Before catching COVID-19 in November, 68-year-old Dougherty could make it to the top of the hill no problem. But by the end of January — months after his initial diagnosis — Dougherty says he has to stop mid-way to catch his breath.

Dougherty and his wife, Kate, 68, were both infected with COVID-19 the last week of November. The Fiddletown, Calif. residents aren’t quite sure where they got it. Their town has a population of only 324.

Paul think he could have contracted the virus on a trip to the grocery store or gas station in the larger, neighboring city of Plymouth. He takes care to always wear a mask and brings hand sanitizer with him for every trip.

When the symptoms did start appearing, the Doughertys knew immediately that it was COVID.

“I started vomiting out-of-the-blue when I got up in the morning,” Paul said, “and vomited all day.”

The next few days were better, before the virus hit Paul “like a ton of bricks.”

“We were sleeping all day, all night,” Kate recalled. “Sleeping, sleeping, sleeping was all I could do.”
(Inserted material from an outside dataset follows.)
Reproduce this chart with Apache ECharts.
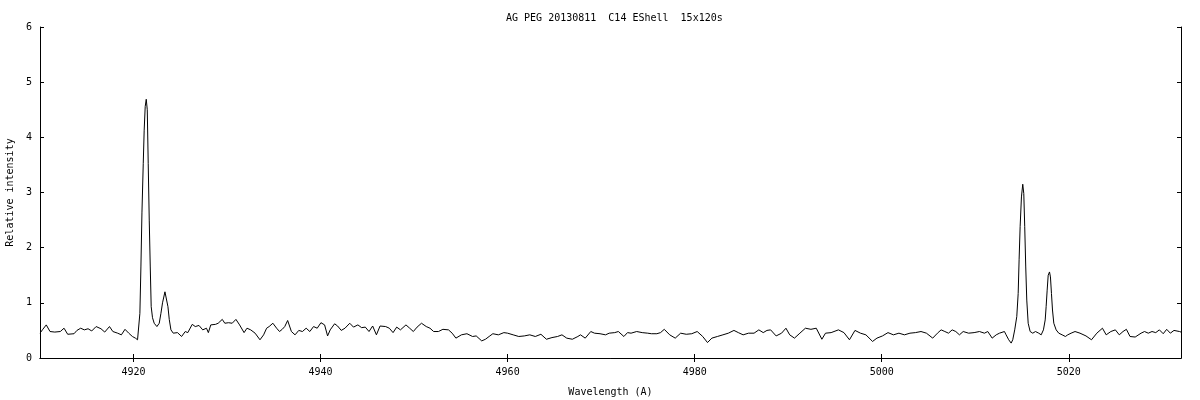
<!DOCTYPE html>
<html>
<head>
<meta charset="utf-8">
<script src="https://cdn.jsdelivr.net/npm/echarts@6/dist/echarts.min.js"></script>
<style>
html,body{margin:0;padding:0;background:#fff;}
#chart{width:1200px;height:400px;}
</style>
</head>
<body>
<div id="chart"></div>
<script>
const titleText = "AG PEG 20130811  C14 EShell  15x120s";
const xName = "Wavelength (A)";
const yName = "Relative intensity";
const xTicks = [4920, 4940, 4960, 4980, 5000, 5020];
const yTicks = [0, 1, 2, 3, 4, 5, 6];

const wavelength = [
4910.0,4910.3,4910.67,4911.07,4911.58,4912.17,4912.57,4912.96,4913.64,4913.95,
4914.35,4914.74,4915.14,4915.53,4916.0,4916.52,4916.92,4917.43,4917.79,4918.3,
4918.7,4919.09,4919.49,4919.88,4920.2,4920.43,4920.68,4920.79,4920.90,4921.04,
4921.14,4921.25,4921.36,4921.47,4921.57,4921.68,4921.79,4921.89,4922.03,4922.21,
4922.50,4922.75,4922.93,4923.10,4923.36,4923.53,4923.68,4923.82,4924.00,4924.25,
4924.43,4924.7,4925.14,4925.53,4925.8,4926.28,4926.6,4927.0,4927.4,4927.8,
4928.0,4928.26,4928.77,4929.05,4929.49,4929.76,4930.16,4930.55,4930.95,4931.34,
4931.82,4932.13,4932.53,4933.0,4933.52,4933.91,4934.23,4934.5,4934.9,4935.3,
4935.61,4935.9,4936.17,4936.48,4936.68,4936.88,4937.27,4937.67,4938.06,4938.46,
4938.85,4939.25,4939.64,4940.04,4940.43,4940.75,4941.03,4941.5,4941.82,4942.21,
4942.61,4943.12,4943.52,4943.99,4944.39,4944.78,4945.18,4945.57,4945.97,4946.36,
4946.96,4947.35,4947.75,4948.14,4948.54,4949.13,4949.53,4949.92,4950.32,4950.79,
4951.3,4951.7,4952.09,4952.6,4953.08,4953.68,4954.07,4954.47,4955.06,4955.65,
4956.25,4956.64,4957.23,4957.63,4958.02,4958.42,4959.01,4959.6,4960.0,4960.59,
4961.19,4961.78,4962.37,4962.96,4963.56,4964.15,4964.74,4965.34,4965.81,4966.32,
4966.92,4967.51,4967.79,4968.3,4968.89,4969.29,4969.88,4970.47,4970.86,4971.45,
4971.84,4972.43,4972.82,4973.2,4973.8,4974.39,4974.98,4975.37,4975.96,4976.35,
4976.75,4977.33,4977.92,4978.5,4979.1,4979.69,4980.27,4980.86,4981.37,4981.84,
4982.43,4983.02,4983.6,4984.2,4984.67,4985.18,4985.76,4986.35,4986.86,4987.33,
4987.73,4988.12,4988.71,4989.29,4989.76,4990.16,4990.67,4991.25,4991.84,4992.43,
4993.0,4993.6,4993.99,4994.59,4995.37,4995.96,4996.55,4997.14,4997.73,4998.31,
4999.02,4999.49,5000.08,5000.67,5001.25,5001.84,5002.43,5003.02,5003.6,5004.2,
5004.78,5005.45,5005.96,5006.35,5006.75,5007.14,5007.53,5007.92,5008.31,5008.71,
5009.29,5009.88,5010.45,5010.98,5011.34,5011.81,5012.24,5012.59,5013.12,5013.30,
5013.58,5013.84,5014.01,5014.22,5014.44,5014.59,5014.69,5014.80,5014.94,5015.08,
5015.19,5015.29,5015.40,5015.51,5015.66,5015.87,5016.15,5016.44,5016.79,5017.05,
5017.29,5017.48,5017.58,5017.69,5017.80,5017.94,5018.04,5018.15,5018.26,5018.40,
5018.65,5018.93,5019.29,5019.64,5019.89,5020.25,5020.67,5021.2,5021.84,5022.43,
5023.0,5023.6,5024.0,5024.5,5024.98,5025.4,5025.8,5026.16,5026.55,5027.1,
5027.73,5028.1,5028.5,5028.9,5029.3,5029.69,5030.1,5030.47,5030.86,5031.25,
5031.84,5032.0
];

const intensity = [
0.45,0.52,0.60,0.48,0.47,0.48,0.54,0.43,0.44,0.50,
0.54,0.51,0.53,0.49,0.57,0.53,0.47,0.57,0.48,0.45,
0.42,0.52,0.45,0.39,0.36,0.33,0.81,1.65,2.63,3.53,
4.13,4.56,4.69,4.50,3.53,2.50,1.65,0.93,0.73,0.63,
0.57,0.63,0.81,1.00,1.20,1.18,0.93,0.70,0.51,0.45,
0.48,0.46,0.39,0.48,0.46,0.61,0.57,0.59,0.51,0.54,
0.46,0.60,0.61,0.63,0.70,0.63,0.64,0.63,0.70,0.60,
0.46,0.54,0.51,0.45,0.33,0.42,0.54,0.57,0.63,0.54,
0.48,0.52,0.57,0.68,0.58,0.48,0.42,0.50,0.48,0.54,
0.48,0.57,0.54,0.64,0.60,0.40,0.51,0.62,0.58,0.50,
0.54,0.63,0.56,0.60,0.55,0.56,0.48,0.58,0.42,0.58,
0.57,0.54,0.46,0.56,0.51,0.60,0.54,0.48,0.56,0.63,
0.57,0.54,0.48,0.48,0.52,0.51,0.45,0.36,0.42,0.44,
0.39,0.40,0.31,0.34,0.39,0.44,0.42,0.46,0.45,0.42,
0.39,0.40,0.42,0.39,0.43,0.34,0.37,0.39,0.42,0.36,
0.34,0.39,0.42,0.36,0.48,0.45,0.44,0.42,0.45,0.46,
0.48,0.39,0.46,0.45,0.48,0.46,0.45,0.44,0.44,0.46,
0.52,0.42,0.36,0.45,0.43,0.44,0.48,0.39,0.28,0.36,
0.39,0.42,0.45,0.50,0.46,0.42,0.45,0.45,0.51,0.46,
0.50,0.51,0.40,0.45,0.54,0.42,0.36,0.45,0.54,0.52,
0.54,0.34,0.45,0.46,0.51,0.46,0.33,0.50,0.45,0.42,
0.30,0.36,0.40,0.46,0.42,0.45,0.42,0.45,0.46,0.48,
0.45,0.36,0.45,0.51,0.48,0.45,0.51,0.48,0.42,0.48,
0.45,0.46,0.48,0.45,0.48,0.36,0.42,0.45,0.48,0.42,
0.33,0.27,0.33,0.51,0.75,1.17,1.78,2.38,2.92,3.15,
2.98,2.38,1.65,1.05,0.63,0.48,0.45,0.48,0.45,0.42,
0.51,0.69,0.93,1.23,1.50,1.56,1.47,1.17,0.87,0.63,
0.51,0.45,0.42,0.39,0.42,0.45,0.48,0.45,0.40,0.33,
0.45,0.54,0.42,0.48,0.51,0.42,0.48,0.52,0.39,0.38,
0.45,0.48,0.45,0.48,0.46,0.51,0.44,0.52,0.45,0.50,
0.48,0.47
];

const points = wavelength.map((w, i) => [w, intensity[i]]);
const FONT = "DejaVu Sans Mono";
const xMin = 4910, xMax = 5032, yMin = 0, yMax = 6;

const chart = echarts.init(document.getElementById('chart'), null, {renderer: 'canvas'});
const axisCommon = {
  axisLine: {show: true, lineStyle: {color: '#000', width: 1}},
  splitLine: {show: false},
};
chart.setOption({
  animation: false,
  backgroundColor: '#fff',
  title: {
    text: titleText, left: 501, top: 8,
    textStyle: {fontFamily: FONT, fontSize: 10, fontWeight: 'normal', color: '#000'}
  },
  grid: {left: 40, right: 19, top: 27, bottom: 42, show: false, containLabel: false, outerBoundsMode: 'none'},
  xAxis: [
    Object.assign({}, axisCommon, {
      type: 'value', min: xMin, max: xMax, position: 'bottom',
      axisTick: {show: true, inside: true, length: 4, customValues: xTicks, lineStyle: {color: '#000'}},
      axisLabel: {show: true, customValues: xTicks, margin: 9, fontFamily: FONT, fontSize: 10, color: '#000',
        formatter: v => String(v)},
      name: xName, nameLocation: 'middle', nameGap: 29,
      nameTextStyle: {fontFamily: FONT, fontSize: 10, color: '#000'}
    }),
    Object.assign({}, axisCommon, {
      type: 'value', min: xMin, max: xMax, position: 'top',
      axisTick: {show: true, inside: true, length: 4, customValues: xTicks, lineStyle: {color: '#000'}},
      axisLabel: {show: false}
    })
  ],
  yAxis: [
    Object.assign({}, axisCommon, {
      type: 'value', min: yMin, max: yMax, interval: 1, position: 'left',
      axisTick: {show: true, inside: true, length: 4, customValues: yTicks, lineStyle: {color: '#000'}},
      axisLabel: {show: true, customValues: yTicks, margin: 8, fontFamily: FONT, fontSize: 10, color: '#000',
        formatter: v => String(v)},
      name: yName, nameLocation: 'middle', nameGap: 22,
      nameTextStyle: {fontFamily: FONT, fontSize: 10, color: '#000'}
    }),
    Object.assign({}, axisCommon, {
      type: 'value', min: yMin, max: yMax, interval: 1, position: 'right',
      axisTick: {show: true, inside: true, length: 4, customValues: yTicks, lineStyle: {color: '#000'}},
      axisLabel: {show: false}
    })
  ],
  series: [{
    type: 'line', data: points, xAxisIndex: 0, yAxisIndex: 0,
    showSymbol: false, symbol: 'none',
    lineStyle: {color: '#000', width: 1},
    z: 3
  }]
});
</script>
</body>
</html>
Paul said he had a “lot of coughing and breathing issues,” though he never felt the need to go to the hospital. They both struggled to eat, with Paul losing eight pounds and Kate five.
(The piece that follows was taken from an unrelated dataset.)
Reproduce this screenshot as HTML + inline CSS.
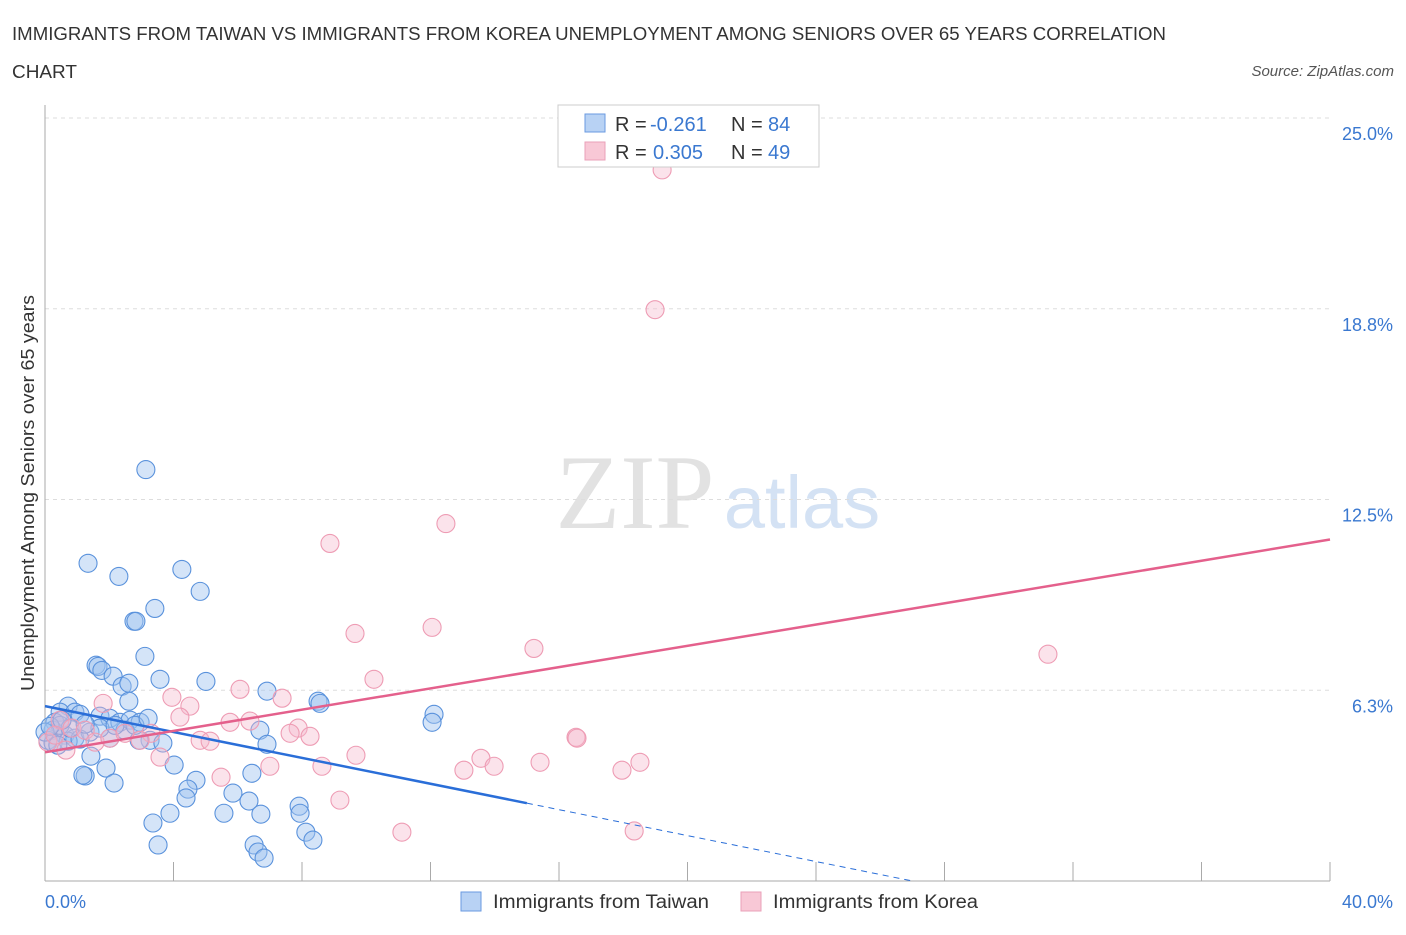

The Doughertys are what’s come to be described as “COVID long haulers,” or people who continue to suffer from symptoms of COVID even after they’ve tested negative for the virus.
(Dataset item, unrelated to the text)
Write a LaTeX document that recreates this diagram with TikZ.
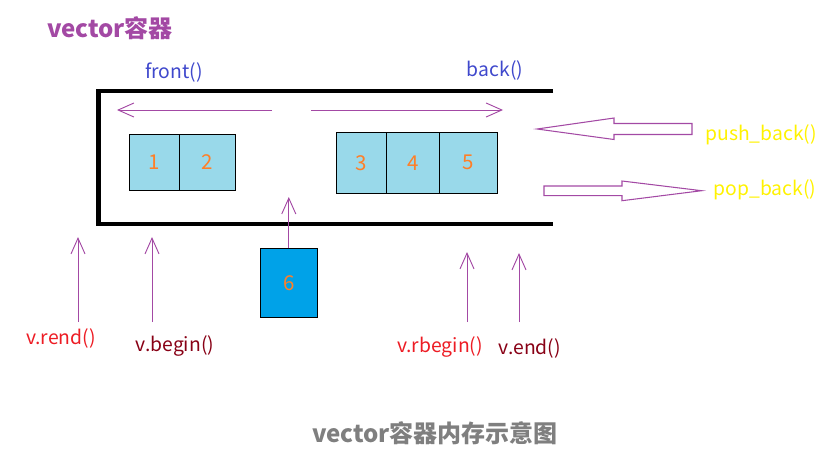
\documentclass[tikz,border=0pt]{standalone}
\usepackage{fontspec}
\setmainfont{Noto Sans CJK SC}
\usetikzlibrary{arrows.meta,positioning}
\definecolor{paintpurple}{HTML}{A349A4}
\definecolor{paintindigo}{HTML}{3F48CC}
\definecolor{paintred}{HTML}{ED1C24}
\definecolor{paintdarkred}{HTML}{880015}
\definecolor{paintyellow}{HTML}{FFF200}
\definecolor{paintorange}{HTML}{FF7F27}
\definecolor{cellblue}{HTML}{99D9EA}
\definecolor{newblue}{HTML}{00A2E8}
\definecolor{titlegray}{HTML}{7F7F7F}

\begin{document}
\begin{tikzpicture}[x=0.03cm,y=-0.03cm,
  lbl/.style={font=\fontsize{16.5}{18}\selectfont,inner sep=0pt},
  heading/.style={font=\fontsize{20.5}{23}\selectfont\bfseries,inner sep=0pt},
  cell/.style={draw,line width=0.8pt,fill=cellblue,inner sep=0pt,outer sep=0pt,
    text=paintorange,font=\fontsize{17.5}{19}\selectfont},
  ptr/.style={draw=paintpurple,line width=0.8pt,-{Straight Barb[length=13.5pt,width=12pt]}},
  blockarrow/.style={draw=paintpurple,line width=0.9pt}]
\useasboundingbox (0,0) rectangle (839,473);
% titles
\node[heading,text=paintpurple] (title) at (110,28) {vector容器};
\node[heading,text=titlegray] (caption) at (435,433) {vector容器内存示意图};
% the container, open on the right
\draw[line width=4.2pt] (553,91) -- (98.5,91) -- (98.5,224) -- (553,224);
% front and back
\node[lbl,text=paintindigo] (front) at (174,72) {front()};
\node[lbl,text=paintindigo] (back) at (495,70) {back()};
\coordinate (midL) at (272,110);  \coordinate (frontend) at (117,110);
\coordinate (midR) at (311,110);  \coordinate (backend) at (503,110);
\draw[ptr] (midL) -- (frontend);
\draw[ptr] (midR) -- (backend);
% the stored elements
\node[cell,minimum width=1.48cm,minimum height=1.68cm] (c1) at (154.6,162.3) {1};
\node[cell,minimum width=1.68cm,minimum height=1.68cm,right=0pt of c1] (c2) {2};
\node[cell,minimum width=1.5cm,minimum height=1.83cm] (c3) at (361.3,162.8) {3};
\node[cell,minimum width=1.59cm,minimum height=1.83cm,right=0pt of c3] (c4) {4};
\node[cell,minimum width=1.74cm,minimum height=1.83cm,right=0pt of c4] (c5) {5};
% the element being inserted
\node[cell,fill=newblue,minimum width=1.71cm,minimum height=2.07cm] (c6) at (288.8,282.8) {6};
\coordinate (gap) at (288.8,197);
\draw[ptr] (c6.north) -- (gap);
% push_back / pop_back
\draw[blockarrow] (537,129) -- (614,118) -- (614,123.5) -- (692,123.5)
  -- (692,134.5) -- (614,134.5) -- (614,139.5) -- cycle;
\draw[blockarrow] (701.7,190.7) -- (622,181) -- (622,186) -- (544,186)
  -- (544,195.7) -- (622,195.7) -- (622,200.7) -- cycle;
\node[lbl,text=paintyellow] (push) at (761,135) {push\_back()};
\node[lbl,text=paintyellow] (pop) at (765,190) {pop\_back()};
% iterators
\node[lbl,text=paintred] (rend) at (61,338) {v.rend()};
\node[lbl,text=paintdarkred] (begin) at (175,346) {v.begin()};
\node[lbl,text=paintred] (rbegin) at (440,347) {v.rbegin()};
\node[lbl,text=paintdarkred] (end) at (530,348) {v.end()};
\coordinate (rendfoot) at (78,322);    \coordinate (rendtip) at (78,237);
\coordinate (beginfoot) at (152,322);  \coordinate (begintip) at (152,237);
\coordinate (rbeginfoot) at (467,322); \coordinate (rbegintip) at (467,252);
\coordinate (endfoot) at (519,322);    \coordinate (endtip) at (519,253);
\draw[ptr] (rendfoot) -- (rendtip);
\draw[ptr] (beginfoot) -- (begintip);
\draw[ptr] (rbeginfoot) -- (rbegintip);
\draw[ptr] (endfoot) -- (endtip);
\end{tikzpicture}
\end{document}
Eventually, the major symptoms cleared up for the Doughertys. But two months after first catching the virus, they still feel sick sometimes.

The post-COVID symptoms can be subtle. On the Harvard Health Blog, Dr. Anthony Komaroff describes the sensation as such:

Weeks pass, and while the worst symptoms are gone, you’re not your old self — not even close. You can’t meet your responsibilities at home or at work: no energy. Even routine physical exertion, like vacuuming, leaves you feeling exhausted. You ache all over. You’re having trouble concentrating on anything, even watching TV; you’re unusually forgetful; you stumble over simple calculations. Your brain feels like it’s in a fog.

Kate describes the unending illness as “little COVID spells” — moments where you need to catch your breath or sit down.

“You feel kind of dizzy, lightheaded, like you need to sit down right now,” Kate said. “It actually happened to me this morning.”

They say the spells are decreasing in frequency and intensity as the days wear on, but still occurring with regularity.

Kate says the most frustrating aspect of the experience is not having the energy she once had.

“I just don’t have the get-up-and-go I used to have,” she said. “But I hope it comes back.”

The Doughertys have been hit hard by COVID-19. Kate’s mother died of COVID complications in May. Two weeks ago, she lost a close friend. Her son is an emergency physician, and every day she fears for his health.

But they continue to trudge on because they must. The Doughertys live on a ranch, and the animals — COVID spells or not — need caring for.

That’s part of what keeps them going through all this.

“With the animals, we had to get up every morning and evening to let them out or put them in bed. Somehow, we dragged our bones and did it,” she said.

“If I didn’t have the animals, I would have just stayed in bed.”